As someone who got interested in classical music about 300 years too late, it’s probably futile to hope that at some point some local publication will praise Oak Park’s little Chicago Digital store for having a freakishly good used and new classical section. So I thought I’d take up the geek’s burden.

I’ve been trolling the local blogs and publications for suggestions of where to go for classical music ever since Tower joined the counter invisible, but no luck. And while Virgin’s not bad, it’s just not as good. So for the time being, Chicago Digital seems to be the only non-chain alternative for classical in the metropolitan area, and as far as I can tell I’m the only person I know who’s ever heard of it. I probably wouldn’t even know about it if I hadn’t lived a block away from it for a while.

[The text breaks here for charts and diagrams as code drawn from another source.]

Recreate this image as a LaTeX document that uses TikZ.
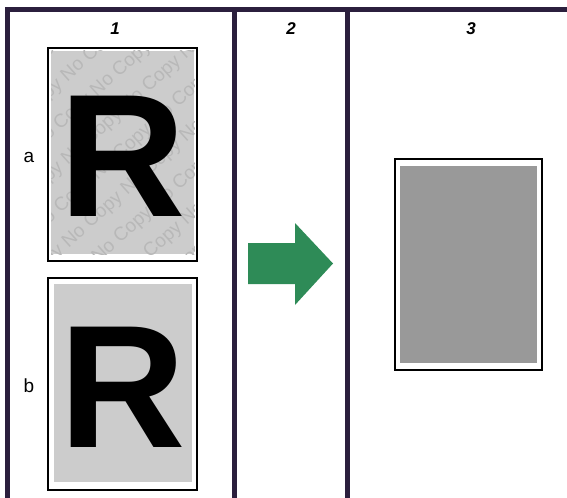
\documentclass[tikz,border=0pt]{standalone}
\usepackage{fontspec}
\setmainfont{Liberation Sans}
\definecolor{framecol}{RGB}{43,31,61}
\definecolor{arrowgreen}{RGB}{46,139,87}
\definecolor{paperlight}{HTML}{CCCCCC}
\definecolor{paperdark}{HTML}{999999}
\definecolor{wmark}{HTML}{B8B8B8}
\tikzset{
  framel/.style={draw=framecol,line width=5bp,line join=miter},
  header/.style={font=\fontsize{17bp}{20bp}\selectfont\bfseries\itshape,inner sep=0pt},
  rowlabel/.style={font=\fontsize{19bp}{22bp}\selectfont,inner sep=0pt},
  sheet/.style={draw=black,line width=2bp,fill=white},
  bigR/.style={font=\fontsize{175bp}{175bp}\selectfont\bfseries,inner sep=0pt,anchor=base},
  wm/.style={font=\fontsize{19bp}{22bp}\selectfont,text=wmark,inner sep=0pt,rotate=42}
}
\begin{document}
\begin{tikzpicture}[x=1bp,y=-1bp]
\useasboundingbox (0,0) rectangle (567,498);
% frame
\draw[framel] (7.5,498) -- (7.5,10) -- (567,10);
\draw[framel] (234,10) -- (234,498);
\draw[framel] (347.5,10) -- (347.5,498);
% headers
\node[header] (h1) at (115,29) {1};
\node[header] (h2) at (291,29) {2};
\node[header] (h3) at (471,29) {3};
% row labels
\node[rowlabel] (la) at (29,157) {a};
\node[rowlabel] (lb) at (29,386) {b};
% sheet a
\draw[sheet] (48,48) rectangle (197,261);
\fill[paperlight] (51,51) rectangle (194,254);
\begin{scope}
\clip (51,51) rectangle (194,254);
\foreach \k in {-5,...,5}{
  \node[wm] at ({122+\k*31*0.669+\k*9},{152+\k*31*0.743-\k*8}) {No Copy No Copy No Copy No Copy No Copy};
}
\end{scope}
\node[bigR] (Ra) at (123,217) {R};
% sheet b
\draw[sheet] (48,278) rectangle (197,490);
\fill[paperlight] (54,284) rectangle (192,482);
\node[bigR] (Rb) at (123,447) {R};
% arrow
\fill[arrowgreen] (248,243) -- (295,243) -- (295,223) -- (333,263.5) -- (295,305) -- (295,284) -- (248,284) -- cycle;
% sheet 3
\draw[sheet,line width=2.5bp] (395,159) rectangle (542,370);
\fill[paperdark] (400,166) rectangle (537,363);
\end{tikzpicture}
\end{document}
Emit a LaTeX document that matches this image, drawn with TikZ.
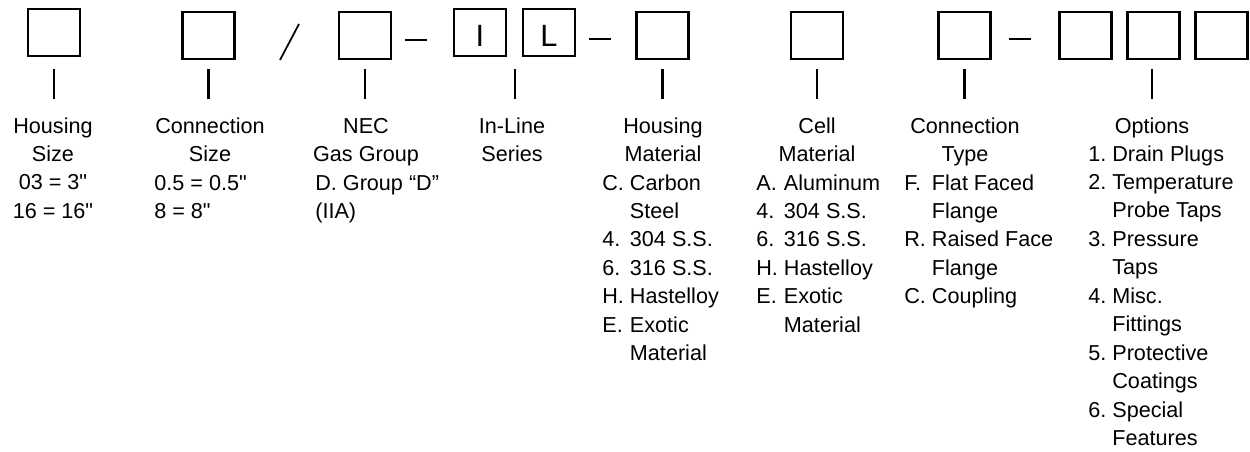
\documentclass[tikz,border=0pt]{standalone}
\usepackage{fontspec}
\setmainfont{Liberation Sans}[Ligatures=TeXOff]
\newcommand{\headtab}[1]{\begin{tabular}[t]{@{}c@{}}#1\end{tabular}}
\newcommand{\listtab}[1]{\begin{tabular}[t]{@{}l@{\ }l@{}}#1\end{tabular}}
\begin{document}
\begin{tikzpicture}[
    x=0.02cm, y=-0.02cm,
    slot/.style={draw, line width=1.5pt, minimum width=1.04cm, minimum height=0.94cm, inner sep=0pt},
    letter/.style={font=\fontsize{17.5}{20}\selectfont, inner sep=0pt},
    tick/.style={line width=1.4pt},
    sep/.style={line width=1.2pt},
    head/.style={anchor=base, inner sep=0pt, font=\fontsize{12.3}{16.2}\selectfont},
    items/.style={anchor=base west, inner sep=0pt, font=\fontsize{12.3}{16.2}\selectfont}
]
    \useasboundingbox (0,0) rectangle (1250,451);

    % Code boxes
    \node[slot] (bHS) at (54,32.5) {};
    \node[slot] (bCS) at (208.5,35.5) {};
    \node[slot] (bNEC) at (365,35.5) {};
    \node[slot] (bI) at (480,32.5) {};
    \node[slot] (bL) at (549,32.5) {};
    \node[slot] (bHM) at (662.5,35.5) {};
    \node[slot] (bCM) at (817,35.5) {};
    \node[slot] (bCT) at (964.5,35.5) {};
    \node[slot] (bO1) at (1085.5,35.5) {};
    \node[slot] (bO2) at (1153.5,35.5) {};
    \node[slot] (bO3) at (1221.5,35.5) {};

    % Fixed letters
    \node[letter] (lI) at (480,36) {I};
    \node[letter] (lL) at (549,36) {L};

    % Separators
    \draw[line width=1pt] (280,60) -- (299,24);
    \draw[sep] (405,40) -- (427,40);
    \draw[sep] (589,39) -- (611,39);
    \draw[sep] (1009,39) -- (1031,39);

    % Ticks under the boxes
    \draw[tick] (bHS.south |- 0,69) -- ++(0,30);
    \draw[tick] (bCS.south |- 0,69) -- ++(0,30);
    \draw[tick] (bNEC.south |- 0,69) -- ++(0,30);
    \draw[tick] (515,69) -- (515,99);
    \draw[tick] (bHM.south |- 0,69) -- ++(0,30);
    \draw[tick] (bCM.south |- 0,69) -- ++(0,30);
    \draw[tick] (bCT.south |- 0,69) -- ++(0,30);
    \draw[tick] (1152,69) -- (1152,99);

    % Housing size
    \node[head] (hsHead) at (53,133) {\headtab{Housing\\Size\\03 = 3"\\16 = 16"}};

    % Connection size
    \node[head] (csHead) at (210,133) {\headtab{Connection\\Size}};
    \node[items] (csList) at (154,190) {\listtab{0.5 = 0.5"\\8 = 8"}};

    % Gas group
    \node[head] (necHead) at (366,133) {\headtab{NEC\\Gas Group}};
    \node[items] (necList) at (315,190) {\listtab{D. Group “D”\\(IIA)}};

    % Series
    \node[head] (ilHead) at (512,133) {\headtab{In-Line\\Series}};

    % Housing material
    \node[head] (hmHead) at (663,133) {\headtab{Housing\\Material}};
    \node[items] (hmList) at (602,190) {\listtab{C. & Carbon\\ & Steel\\4. & 304 S.S.\\6. & 316 S.S.\\H. & Hastelloy\\E. & Exotic\\ & Material}};

    % Cell material
    \node[head] (cmHead) at (817,133) {\headtab{Cell\\Material}};
    \node[items] (cmList) at (756,190) {\listtab{A. & Aluminum\\4. & 304 S.S.\\6. & 316 S.S.\\H. & Hastelloy\\E. & Exotic\\ & Material}};

    % Connection type
    \node[head] (ctHead) at (965,133) {\headtab{Connection\\Type}};
    \node[items] (ctList) at (904,190) {\listtab{F. & Flat Faced\\ & Flange\\R. & Raised Face\\ & Flange\\C. & Coupling}};

    % Options
    \node[head] (opHead) at (1152,133) {\headtab{Options}};
    \node[items] (opList) at (1088,161) {\listtab{1. & Drain Plugs\\2. & Temperature\\ & Probe Taps\\3. & Pressure\\ & Taps\\4. & Misc.\\ & Fittings\\5. & Protective\\ & Coatings\\6. & Special\\ & Features}};

\end{tikzpicture}
\end{document}
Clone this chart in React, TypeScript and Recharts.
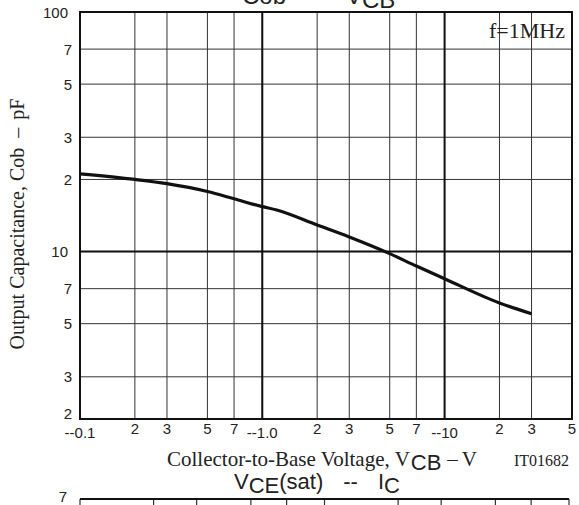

The new selection is good–though it’s too small a store to be comprehensive like Tower was–but the used section is the real draw. The last time I was there they had a reasonably priced copy of Conlon Nancarrow’s Studies (Nancarrow, a genius expatriate who lived in Mexico City in complete obscurity until his works for player piano won him a MacArthur Grant, is a good time) and a CD from CSO composer-in-residence Mark-Anthony Turnage, as well as a typically good selection of the basics.

And for being in the suburbs, it’s pretty convenient–just off the Oak Park Blue Line stop at 905 S. Oak Park. There’s a good bakery across the street, too. 

In other Oak Park news: they’re getting rid of the town’s Original Pancake House because the building is too ugly. As a former resident, I can say with certainty they need decent food way more than good architecture, so I can only view this as a step backward.